The number of schoolchildren speaking English as a second language has soared by a third in just five years amid fresh concerns that immigration may be putting a strain on the education system.
Official figures show that the number of pupils who speak another language in the home exceeded 1.1 million for the first time this year.
The proportion of non-native speakers in primary schools has now reached almost one-in-five following a year-on-year increase over the last decade.
In some parts of London, children with English as a second language now make up as much as three quarters of the school roll, with around half of pupils being classified in towns and cities such as Slough, Luton and Leicester.
Children who do not have English as their mother tongue generally perform as well as native speakers and are valued in many schools for creating linguistic and cultural diversity.
Data published last year found that these pupils were now actually more likely to gain good GCSE grades in a range of academic subjects such as English, maths, science and foreign languages.
But critics warned that schools with large numbers of pupils who speak other languages may struggle to accommodate their particular needs – meaning other pupils get less attention.

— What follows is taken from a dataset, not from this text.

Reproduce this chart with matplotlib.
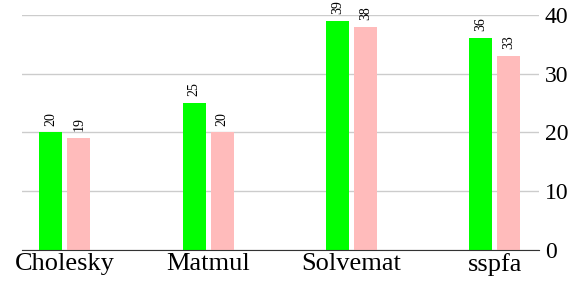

Chris McGovern, chairman of the Campaign for State Education, and a former head teacher, said: “We don’t need to worry about children with English as a second language. They leave school bilingual and perform very well on the whole. The danger is the bottom 25 per cent of monolingual pupils – the white, working class – who don’t get the attention they need to succeed.
“There is a concern that they are becoming an increasingly disengaged underclass and that’s where our efforts need to be focused.”